= Michael James Heney =

Canadian railway contractor

Michael James "Moose" Heney (October 24, 1864 – October 11, 1910) was a railroad contractor, best known for his work on the first two railroads built in Alaska, the White Pass and Yukon Route and the Copper River and Northwestern Railway. The son of Irish immigrants, Heney rose to the top of his profession before his death. His life inspired several books and at least one movie.

==Early life==
Michael James Heney was born on October 24, 1864, near Stonecliffe, Renfrew County, Canada West. He was the son of Thomas Eugene Heney and Mary Ann McCourt, Irish immigrants. His family farmed in the upper Ottawa Valley.

At age 14, Heney ran away from home to work on the newly announced Canadian Pacific Railway. He started as a water boy, then graduated to a track laying crew assistant and mule skinner. In 1883 he was included in a survey and location crew in the Selkirk Mountains, eventually becoming foreman. In 1887 he was hired to construct a rail line for the Seattle, Lake Shore and Eastern Railway. In 1897 he was contracted to build a gold mining hydraulic line at Anchor Point, Alaska.

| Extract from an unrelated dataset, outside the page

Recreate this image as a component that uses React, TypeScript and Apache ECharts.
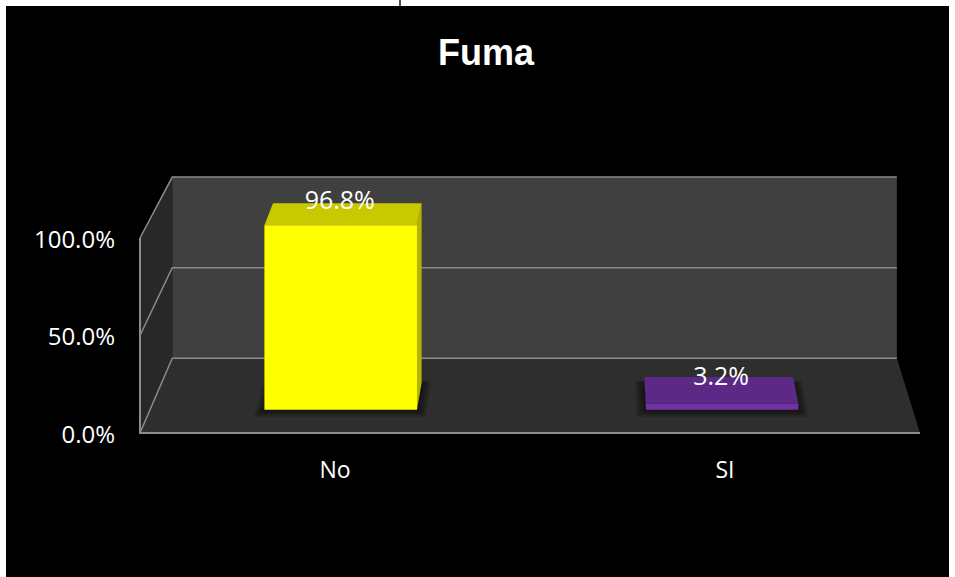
import React, { useEffect, useRef } from "react";
import * as echarts from "echarts";

const title = "Fuma";
const categories = ["No", "SI"];
const values = [0.968, 0.032];
const yTicks = [0, 0.5, 1];

const barPalette = [
  { front: "#ffff00", top: "#c9c900", side: "#b5b500" },
  { front: "#7232a2", top: "#5c2a86", side: "#4a2070" },
];

const pct = (v: number) => (v * 100).toFixed(1) + "%";

// perspective projection of a front-plane point (x, y) pushed back to depth d (0 = front, 1 = back wall)
function makeProj(cs: any) {
  const vx = cs.x + 0.582 * cs.width;
  const vy = cs.y + cs.height - 5.4 * cs.height;
  return (x: number, y: number, d: number) => {
    const s = 1 - 0.071 * d;
    return [vx + s * (x - vx), vy + s * (y - vy)];
  };
}

export default function App() {
  const ref = useRef<HTMLDivElement>(null);
  useEffect(() => {
    if (!ref.current) return;
    const chart = echarts.init(ref.current, null, { renderer: "svg" });
    const gridStroke = "#8c8c8c";
    chart.setOption({
      animation: false,
      backgroundColor: "#000000",
      title: {
        text: title,
        left: 427,
        top: 23,
        textStyle: {
          color: "#ffffff",
          fontSize: 36,
          fontWeight: "bold",
          fontFamily: "Liberation Sans, Arial, sans-serif",
        },
      },
      grid: { left: 134, top: 232, width: 780, height: 195 },
      xAxis: {
        type: "category",
        data: categories,
        axisLine: { show: false },
        axisTick: { show: false },
        splitLine: { show: false },
        axisLabel: {
          color: "#ffffff",
          fontSize: 23,
          fontFamily: "Open Sans, sans-serif",
          margin: 24,
        },
      },
      yAxis: {
        type: "value",
        min: 0,
        max: 1,
        interval: 0.5,
        axisLine: { show: false },
        axisTick: { show: false },
        splitLine: { show: false },
        axisLabel: {
          color: "#ffffff",
          fontSize: 24,
          fontFamily: "Open Sans, sans-serif",
          margin: 25,
          formatter: (v: number) => pct(v),
        },
      },
      series: [
        {
          type: "custom",
          silent: true,
          z: 1,
          data: [[0, 0]],
          renderItem: (params: any, api: any) => {
            const cs = params.coordSys;
            const P = makeProj(cs);
            const x0 = cs.x;
            const x1 = cs.x + cs.width;
            const yb = cs.y + cs.height;
            const yt = cs.y;
            const children: any[] = [];
            children.push({
              type: "polygon",
              shape: { points: [P(x0, yb, 0), P(x1, yb, 0), P(x1, yb, 1), P(x0, yb, 1)] },
              style: { fill: "#2e2e2e" },
            });
            children.push({
              type: "polygon",
              shape: { points: [P(x0, yb, 1), P(x1, yb, 1), P(x1, yt, 1), P(x0, yt, 1)] },
              style: { fill: "#404040" },
            });
            children.push({
              type: "polygon",
              shape: { points: [P(x0, yb, 0), P(x0, yb, 1), P(x0, yt, 1), P(x0, yt, 0)] },
              style: { fill: "#282828" },
            });
            yTicks.forEach((t) => {
              const y = api.coord([0, t])[1];
              children.push({
                type: "polyline",
                shape: { points: [P(x0, y, 0), P(x0, y, 1), P(x1, y, 1)] },
                style: { stroke: gridStroke, lineWidth: 1.5, fill: null },
              });
            });
            children.push({
              type: "polyline",
              shape: { points: [P(x0, yt, 0), P(x0, yb, 0), P(x1, yb, 0)] },
              style: { stroke: gridStroke, lineWidth: 2, fill: null },
            });
            return { type: "group", children };
          },
        },
        {
          type: "custom",
          z: 2,
          data: categories.map((c, i) => [i, values[i]]),
          renderItem: (params: any, api: any) => {
            const cs = params.coordSys;
            const P = makeProj(cs);
            const idx = params.dataIndex;
            const pal = barPalette[idx % barPalette.length];
            const cat = api.value(0);
            const val = api.value(1);
            const cx = api.coord([cat, 0])[0];
            const yBase = api.coord([cat, 0])[1];
            const yTop = api.coord([cat, val])[1];
            const band = api.size([1, 0])[0];
            const w = band * 0.4;
            const xl = cx - w / 2;
            const xr = cx + w / 2;
            const d1 = 0.31;
            const d2 = 0.67;
            const vx = cs.x + 0.582 * cs.width;
            const children: any[] = [];
            // soft shadow on floor, built from layered translucent footprints
            for (let k = 3; k >= 0; k--) {
              const g = 2 + k * 2.5;
              const dd = 0.01 * k;
              children.push({
                type: "polygon",
                shape: {
                  points: [
                    P(xl - g, yBase + 1 + k, d1 - 0.01 - dd),
                    P(xr + g, yBase + 1 + k, d1 - 0.01 - dd),
                    P(xr + g, yBase, d2 + dd),
                    P(xl - g, yBase, d2 + dd),
                  ],
                },
                style: { fill: "rgba(0,0,0,0.16)" },
              });
            }
            const sx = cx < vx ? xr : xl;
            children.push({
              type: "polygon",
              shape: { points: [P(sx, yTop, d1), P(sx, yTop, d2), P(sx, yBase, d2), P(sx, yBase, d1)] },
              style: { fill: pal.side },
            });
            children.push({
              type: "polygon",
              shape: { points: [P(xl, yTop, d1), P(xr, yTop, d1), P(xr, yTop, d2), P(xl, yTop, d2)] },
              style: { fill: pal.top },
            });
            children.push({
              type: "polygon",
              shape: { points: [P(xl, yTop, d1), P(xr, yTop, d1), P(xr, yBase, d1), P(xl, yBase, d1)] },
              style: { fill: pal.front },
            });
            const lp = P(cx, yTop, 0.49);
            children.push({
              type: "text",
              x: P(cx, yTop, d1)[0] - 1,
              y: lp[1] - 3,
              style: {
                text: pct(val),
                fill: "#ffffff",
                fontSize: 25,
                fontFamily: "Open Sans, sans-serif",
                align: "center",
                verticalAlign: "bottom",
              },
            });
            return { type: "group", children };
          },
        },
      ],
    });
    return () => chart.dispose();
  }, []);
  return (
    <>
      <div
        style={{ position: "fixed", left: 399, top: 0, width: 2, height: 6, background: "#555" }}
      />
      <div
        ref={ref}
        style={{ position: "fixed", left: 6, top: 6, width: 943, height: 571, background: "#000" }}
      />
    </>
  );
}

==Building Railroads in Alaska==
When the Klondike Gold Rush came, Heney was ready. He visited the Skagway area to survey potential routes to the interior. By chance, he met Erastus Hawkins representing the Pacific Contract Company, Limited, which was organized to build through the White Pass inside of the St. James hotels lobby. A deal was struck and Heney was hired, first as labor foreman and then as contractor. Built through mountainous wilderness, far from supplies, using labor that was returning from the gold fields, the 110.7 mile White Pass and Yukon Route was an outstanding achievement and gained Heney an international reputation.

Heney next turned his attention to the copper and coal deposits recently discovered on the Copper River (Alaska). He surveyed a route, bought land, named the city of Cordova, Alaska and started construction, while rival companies built on different lines.

The dramatic conflicts between the various crews included gunfire. The Guggenheims and J.P. Morgan, via the Alaska Syndicate, sought access to the copper ore deposits at Kennecott, Alaska. When an alternate route starting at the Katalla, Alaska, port was "wiped out in a winter storm", the syndicate acquired the Close Brothers-Heney interest."

Heney was bought out for $250,000 and he retired for a second time.

After having many problems building the railway they appointed him contractor. The Copper River and Northwestern Railway was one of the most difficult construction projects ever undertaken. The line crossed in-between two glaciers, under primitive conditions, far from any supplies. The Million Dollar Bridge, which is between the two glaciers, was completed just hours before the spring ice would have destroyed it.

At the pinnacle of his career, Heney left Cordova to complete some business arrangements in Seattle and New York. On his way back north, his ship hit an uncharted rock and sank. Heney went under deck to rescue his horses, but the last boat left without him when he returned on deck. So he swam to a boat and held on to the stern while it was rowed ashore as there was no room on it. Shortly afterwards he developed pulmonary tuberculosis and died within a year. He is buried in Calvary Cemetery in Seattle.

Widely popular, Heney was known as "Big Mike" or "The Irish Prince of Alaska". A glacier, Heney Peak and range of mountains in Alaska overlooking Cordova bears his name.